When testing the project inside a virtual machine, these patches can be applied directly in EDK’s source files, since the PiSmmCpuDxeSmm module will be built locally. My rootkit repository has pre-patched these source files (PageTbl.c and UefiCpuPkg.dec) for the vUDK2018 tag of EDK II. However, with a dumped PiSmmCpuDxeSmm binary from a real motherboard, the page fault handler can be patched with a sophisticated reverse engineering software such as Ghidra or IDA Pro by searching for an endless loop inside the dumped module (CpuDeadLoop in PageTbl.c). After the module is patched, the original one inside the firmware image can be replaced by using the same procedure described above for overwriting an SMM module with arbitrary malicious SMM module binary.

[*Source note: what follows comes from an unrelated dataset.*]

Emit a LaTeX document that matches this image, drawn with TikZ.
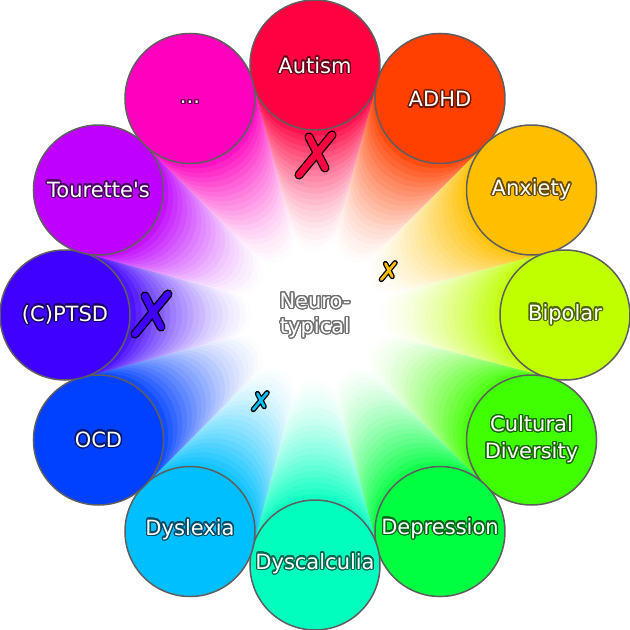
\documentclass[tikz,border=0pt]{standalone}
\usepackage{fontspec}
\setmainfont{DejaVu Sans}
\usepackage{contour}
\contourlength{1.3pt}
\contournumber{24}
\usetikzlibrary{calc}
\definecolor{nd-autism}{HTML}{FF0040}
\definecolor{nd-adhd}{HTML}{FF4000}
\definecolor{nd-anxiety}{HTML}{FFBF00}
\definecolor{nd-bipolar}{HTML}{BFFF00}
\definecolor{nd-culture}{HTML}{40FF00}
\definecolor{nd-depression}{HTML}{00FF40}
\definecolor{nd-dyscalc}{HTML}{00FFBF}
\definecolor{nd-dyslexia}{HTML}{00BFFF}
\definecolor{nd-ocd}{HTML}{0040FF}
\definecolor{nd-ptsd}{HTML}{4000FF}
\definecolor{nd-tourette}{HTML}{BF00FF}
\definecolor{nd-more}{HTML}{FF00BF}
\definecolor{nd-edge}{HTML}{5E5E5E}
\definecolor{nd-grey}{HTML}{707070}
\newcommand\ndtext[1]{\contour{\col!40!black}{#1}}
% hand drawn cross: position, scale, colour
\newcommand\ndcross[3]{%
  \begin{scope}[shift={#1}, scale=#2]
    \draw[line width=#2*6.5pt+2.6pt, black] (17,22) -- (-16,-18) (-6,20) -- (10,-11);
    \draw[line width=#2*6.5pt, #3] (17,22) -- (-16,-18) (-6,20) -- (10,-11);
  \end{scope}}

\begin{document}
\begin{tikzpicture}[x=1pt, y=1pt, line cap=round, line join=round,
  spot/.style={circle, draw=nd-edge, line width=1.5pt, minimum size=130pt,
    inner sep=0pt, text=white, align=center,
    font=\fontsize{21}{25}\selectfont, text height=10pt, text depth=0pt},
  % small per-label baseline tweaks
  spot0/.style={text height=16pt}, spot1/.style={text height=17pt},
  spot4/.style={font=\fontsize{21}{27}\selectfont, text height=37pt},
  spot5/.style={text height=5pt}, spot6/.style={text height=8pt},
  spot7/.style={text height=7pt}, spot8/.style={text height=14pt},
  spot9/.style={text height=12pt}, spot10/.style={text height=14pt}]
  \fill[white] (-315,-315) rectangle (315,315);
  \useasboundingbox (-315,-315) rectangle (315,315);
  % trails fading into the middle
  \foreach \i [evaluate=\i as \t using \i/32,
      evaluate=\i as \p using {int(100*pow((\i/32-0.3)/0.7,1.5))}] in {10,...,31}
    \foreach \k/\col in {0/nd-autism, 1/nd-adhd, 2/nd-anxiety, 3/nd-bipolar,
        4/nd-culture, 5/nd-depression, 6/nd-dyscalc, 7/nd-dyslexia,
        8/nd-ocd, 9/nd-ptsd, 10/nd-tourette, 11/nd-more}
      \fill[\col!\p!white] (90-30*\k:250*\t) circle (65*\t);
  % the ring
  \foreach \k/\col/\txt in {0/nd-autism/{\ndtext{Autism}},
      1/nd-adhd/{\ndtext{ADHD}}, 2/nd-anxiety/{\ndtext{Anxiety}},
      3/nd-bipolar/{\ndtext{Bipolar}},
      4/nd-culture/{\ndtext{Cultural}\\\ndtext{Diversity}},
      5/nd-depression/{\ndtext{Depression}}, 6/nd-dyscalc/{\ndtext{Dyscalculia}},
      7/nd-dyslexia/{\ndtext{Dyslexia}}, 8/nd-ocd/{\ndtext{OCD}},
      9/nd-ptsd/{\ndtext{(C)PTSD}}, 10/nd-tourette/{\ndtext{Tourette\textquotesingle s}},
      11/nd-more/{\ndtext{...}}}
    \node[spot, fill=\col, spot\k/.try] (spot\k) at (90-30*\k:250) {\txt};
  \node[text=white, align=center, font=\fontsize{21}{25}\selectfont] (neuro) at (0,-1)
    {\contour{nd-grey}{Neuro-}\\\contour{nd-grey}{typical}};
  % crosses
  \ndcross{(0,158)}{1}{nd-autism}
  \ndcross{(73,43)}{0.42}{nd-anxiety}
  \ndcross{(-164,-1)}{1}{nd-ptsd}
  \ndcross{(-55,-87)}{0.42}{nd-dyslexia}
\end{tikzpicture}
\end{document}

You should now have a malicious SMM module that is able to infect a ring-3 (user mode) Windows 10 process and persist between OS reinstalls!

References

[1] Loıc Duflot, Daniel Etiemble, and Olivier Grumelard. “Using CPU system management mode to circumvent operating system security functions”. In: CanSecWest/core06 (2006).

[2] Unified EFI. “Unified extensible firmware interface specification”. In: Version 2.7 (2017).

[3] Shawn Embleton, Sherri Sparks, and Cliff C Zou. “SMM rootkit: a new breed of OS independent malware”. In: Security and Communication Networks 6.12 (2013), pp. 1590–1605.

[4] Xeno Kovah and Corey Kallenberg. “How Many Million BIOSes Would you Like to Infect?” In: Vancouver, BC, Canada). CanSecWest (2015).

[5] Julian Rauchberger, Robert Luh, and Sebastian Schrittwieser. “Longkit-A Universal Framework for BIOS/UEFI Rootkits in System Management Mode.” In: ICISSP. 2017, pp. 346–353.

[6] Joshua Schiffman and David Kaplan. “The SMM rootkit revisited: Fun with USB”. In: 2014 Ninth International Conference on Availability, Reliability and Security. IEEE. 2014, pp. 279–286.

[7] Pavel Yosifovich, David A Solomon, and Alex Ionescu. Windows Internals, Part 1: System architecture, processes, threads, memory management, and more. Microsoft Press, 2017.

[8] Vincent Zimmer, Michael Rothman, and Suresh Marisetty. Beyond BIOS: developing with the Unified Extensible Firmware Interface. Walter de Gruyter GmbH & Co KG, 2017.